▶ _OBJECTIVE_
Write every line out verbatim and omit the pictures.

--- MATERIAL PROVIDED ---

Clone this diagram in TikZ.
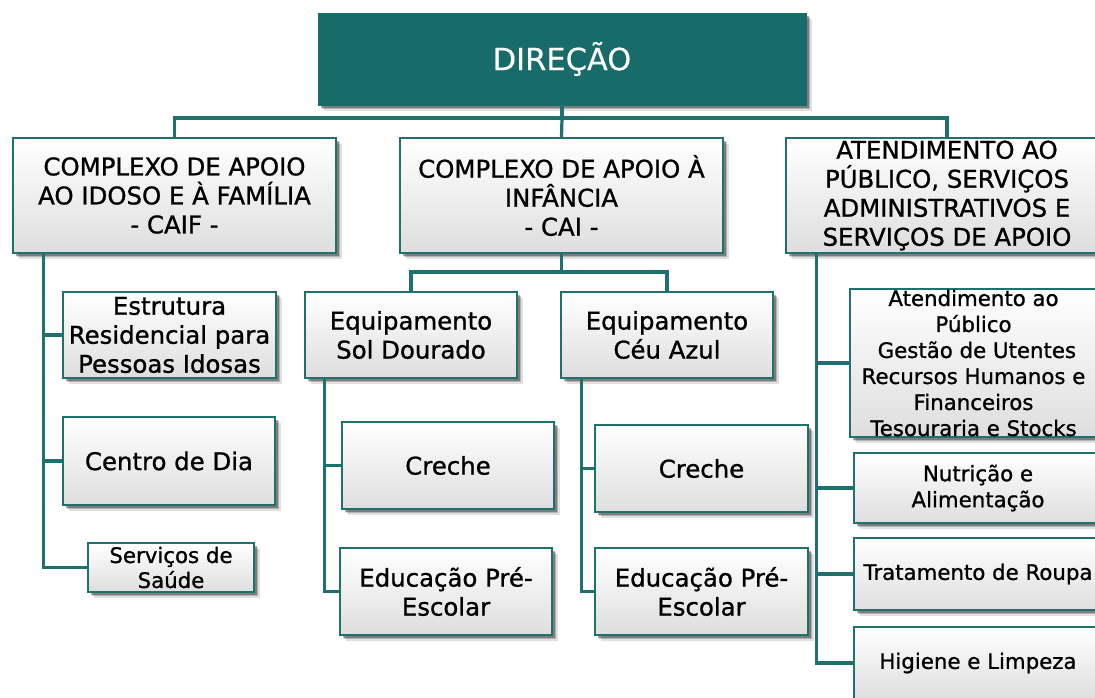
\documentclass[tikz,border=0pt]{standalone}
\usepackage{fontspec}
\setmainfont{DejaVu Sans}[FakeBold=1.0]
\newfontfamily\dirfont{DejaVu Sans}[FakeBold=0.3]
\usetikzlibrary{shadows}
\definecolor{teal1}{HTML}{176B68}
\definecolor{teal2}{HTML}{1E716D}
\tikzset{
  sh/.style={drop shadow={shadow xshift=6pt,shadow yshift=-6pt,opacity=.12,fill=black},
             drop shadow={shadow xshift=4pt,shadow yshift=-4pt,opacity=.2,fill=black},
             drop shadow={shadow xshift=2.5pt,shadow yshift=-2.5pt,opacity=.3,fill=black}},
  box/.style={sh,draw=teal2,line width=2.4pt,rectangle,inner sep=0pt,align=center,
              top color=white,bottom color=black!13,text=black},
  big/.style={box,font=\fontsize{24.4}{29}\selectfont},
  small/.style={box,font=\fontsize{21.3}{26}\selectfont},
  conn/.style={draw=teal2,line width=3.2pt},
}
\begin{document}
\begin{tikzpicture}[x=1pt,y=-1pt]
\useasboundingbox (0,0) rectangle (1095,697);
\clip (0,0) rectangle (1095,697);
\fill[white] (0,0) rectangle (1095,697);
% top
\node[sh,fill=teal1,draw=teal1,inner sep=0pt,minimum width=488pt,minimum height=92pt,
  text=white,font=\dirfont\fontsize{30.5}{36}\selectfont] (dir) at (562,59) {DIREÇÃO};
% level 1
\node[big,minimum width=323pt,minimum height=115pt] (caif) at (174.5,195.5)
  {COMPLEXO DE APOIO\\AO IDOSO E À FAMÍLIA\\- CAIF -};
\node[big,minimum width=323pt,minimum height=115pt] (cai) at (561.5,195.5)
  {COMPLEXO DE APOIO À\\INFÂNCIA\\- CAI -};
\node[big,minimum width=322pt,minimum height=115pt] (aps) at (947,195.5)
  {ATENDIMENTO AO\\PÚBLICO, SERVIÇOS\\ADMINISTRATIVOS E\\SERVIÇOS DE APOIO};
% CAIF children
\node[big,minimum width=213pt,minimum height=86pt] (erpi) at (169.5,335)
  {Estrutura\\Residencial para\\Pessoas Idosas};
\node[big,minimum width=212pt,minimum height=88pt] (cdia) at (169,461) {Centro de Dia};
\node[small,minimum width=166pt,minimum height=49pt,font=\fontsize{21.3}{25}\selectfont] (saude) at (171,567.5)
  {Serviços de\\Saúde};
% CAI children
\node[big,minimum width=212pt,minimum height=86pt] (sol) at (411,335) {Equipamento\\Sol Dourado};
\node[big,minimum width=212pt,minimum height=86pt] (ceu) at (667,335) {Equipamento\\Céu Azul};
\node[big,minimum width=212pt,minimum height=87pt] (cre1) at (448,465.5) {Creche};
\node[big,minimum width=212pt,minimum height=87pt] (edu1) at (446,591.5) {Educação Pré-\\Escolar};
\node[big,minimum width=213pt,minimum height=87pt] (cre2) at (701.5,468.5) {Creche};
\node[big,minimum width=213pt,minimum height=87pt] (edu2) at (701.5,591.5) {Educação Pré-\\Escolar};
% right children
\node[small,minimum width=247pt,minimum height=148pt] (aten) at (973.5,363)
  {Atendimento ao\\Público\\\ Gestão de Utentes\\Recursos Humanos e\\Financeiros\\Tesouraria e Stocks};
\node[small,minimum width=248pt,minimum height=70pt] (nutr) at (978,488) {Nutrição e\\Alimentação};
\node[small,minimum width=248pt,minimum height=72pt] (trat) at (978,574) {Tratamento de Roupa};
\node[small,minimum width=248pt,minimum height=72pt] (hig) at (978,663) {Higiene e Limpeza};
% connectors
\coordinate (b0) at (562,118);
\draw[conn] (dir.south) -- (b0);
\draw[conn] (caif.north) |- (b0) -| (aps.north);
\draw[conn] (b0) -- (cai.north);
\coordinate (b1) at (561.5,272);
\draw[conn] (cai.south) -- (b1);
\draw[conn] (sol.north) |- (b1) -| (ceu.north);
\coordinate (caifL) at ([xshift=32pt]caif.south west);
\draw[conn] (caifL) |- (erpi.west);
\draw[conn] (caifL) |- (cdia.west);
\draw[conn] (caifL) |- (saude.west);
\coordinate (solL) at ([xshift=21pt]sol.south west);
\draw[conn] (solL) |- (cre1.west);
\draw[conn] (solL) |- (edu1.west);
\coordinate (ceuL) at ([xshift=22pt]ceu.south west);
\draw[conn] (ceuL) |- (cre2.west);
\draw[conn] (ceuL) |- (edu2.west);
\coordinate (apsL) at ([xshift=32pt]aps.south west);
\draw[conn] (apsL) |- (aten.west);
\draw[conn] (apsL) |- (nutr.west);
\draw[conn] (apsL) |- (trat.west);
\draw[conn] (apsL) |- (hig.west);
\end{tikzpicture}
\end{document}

---

▶ _RESPONSE TO THIS TASK_
Clone this diagram in TikZ.
\documentclass[tikz,border=0pt]{standalone}
\usepackage{fontspec}
\setmainfont{DejaVu Sans}[FakeBold=1.0]
\newfontfamily\dirfont{DejaVu Sans}[FakeBold=0.3]
\usetikzlibrary{shadows}
\definecolor{teal1}{HTML}{176B68}
\definecolor{teal2}{HTML}{1E716D}
\tikzset{
  sh/.style={drop shadow={shadow xshift=6pt,shadow yshift=-6pt,opacity=.12,fill=black},
             drop shadow={shadow xshift=4pt,shadow yshift=-4pt,opacity=.2,fill=black},
             drop shadow={shadow xshift=2.5pt,shadow yshift=-2.5pt,opacity=.3,fill=black}},
  box/.style={sh,draw=teal2,line width=2.4pt,rectangle,inner sep=0pt,align=center,
              top color=white,bottom color=black!13,text=black},
  big/.style={box,font=\fontsize{24.4}{29}\selectfont},
  small/.style={box,font=\fontsize{21.3}{26}\selectfont},
  conn/.style={draw=teal2,line width=3.2pt},
}
\begin{document}
\begin{tikzpicture}[x=1pt,y=-1pt]
\useasboundingbox (0,0) rectangle (1095,697);
\clip (0,0) rectangle (1095,697);
\fill[white] (0,0) rectangle (1095,697);
% top
\node[sh,fill=teal1,draw=teal1,inner sep=0pt,minimum width=488pt,minimum height=92pt,
  text=white,font=\dirfont\fontsize{30.5}{36}\selectfont] (dir) at (562,59) {DIREÇÃO};
% level 1
\node[big,minimum width=323pt,minimum height=115pt] (caif) at (174.5,195.5)
  {COMPLEXO DE APOIO\\AO IDOSO E À FAMÍLIA\\- CAIF -};
\node[big,minimum width=323pt,minimum height=115pt] (cai) at (561.5,195.5)
  {COMPLEXO DE APOIO À\\INFÂNCIA\\- CAI -};
\node[big,minimum width=322pt,minimum height=115pt] (aps) at (947,195.5)
  {ATENDIMENTO AO\\PÚBLICO, SERVIÇOS\\ADMINISTRATIVOS E\\SERVIÇOS DE APOIO};
% CAIF children
\node[big,minimum width=213pt,minimum height=86pt] (erpi) at (169.5,335)
  {Estrutura\\Residencial para\\Pessoas Idosas};
\node[big,minimum width=212pt,minimum height=88pt] (cdia) at (169,461) {Centro de Dia};
\node[small,minimum width=166pt,minimum height=49pt,font=\fontsize{21.3}{25}\selectfont] (saude) at (171,567.5)
  {Serviços de\\Saúde};
% CAI children
\node[big,minimum width=212pt,minimum height=86pt] (sol) at (411,335) {Equipamento\\Sol Dourado};
\node[big,minimum width=212pt,minimum height=86pt] (ceu) at (667,335) {Equipamento\\Céu Azul};
\node[big,minimum width=212pt,minimum height=87pt] (cre1) at (448,465.5) {Creche};
\node[big,minimum width=212pt,minimum height=87pt] (edu1) at (446,591.5) {Educação Pré-\\Escolar};
\node[big,minimum width=213pt,minimum height=87pt] (cre2) at (701.5,468.5) {Creche};
\node[big,minimum width=213pt,minimum height=87pt] (edu2) at (701.5,591.5) {Educação Pré-\\Escolar};
% right children
\node[small,minimum width=247pt,minimum height=148pt] (aten) at (973.5,363)
  {Atendimento ao\\Público\\\ Gestão de Utentes\\Recursos Humanos e\\Financeiros\\Tesouraria e Stocks};
\node[small,minimum width=248pt,minimum height=70pt] (nutr) at (978,488) {Nutrição e\\Alimentação};
\node[small,minimum width=248pt,minimum height=72pt] (trat) at (978,574) {Tratamento de Roupa};
\node[small,minimum width=248pt,minimum height=72pt] (hig) at (978,663) {Higiene e Limpeza};
% connectors
\coordinate (b0) at (562,118);
\draw[conn] (dir.south) -- (b0);
\draw[conn] (caif.north) |- (b0) -| (aps.north);
\draw[conn] (b0) -- (cai.north);
\coordinate (b1) at (561.5,272);
\draw[conn] (cai.south) -- (b1);
\draw[conn] (sol.north) |- (b1) -| (ceu.north);
\coordinate (caifL) at ([xshift=32pt]caif.south west);
\draw[conn] (caifL) |- (erpi.west);
\draw[conn] (caifL) |- (cdia.west);
\draw[conn] (caifL) |- (saude.west);
\coordinate (solL) at ([xshift=21pt]sol.south west);
\draw[conn] (solL) |- (cre1.west);
\draw[conn] (solL) |- (edu1.west);
\coordinate (ceuL) at ([xshift=22pt]ceu.south west);
\draw[conn] (ceuL) |- (cre2.west);
\draw[conn] (ceuL) |- (edu2.west);
\coordinate (apsL) at ([xshift=32pt]aps.south west);
\draw[conn] (apsL) |- (aten.west);
\draw[conn] (apsL) |- (nutr.west);
\draw[conn] (apsL) |- (trat.west);
\draw[conn] (apsL) |- (hig.west);
\end{tikzpicture}
\end{document}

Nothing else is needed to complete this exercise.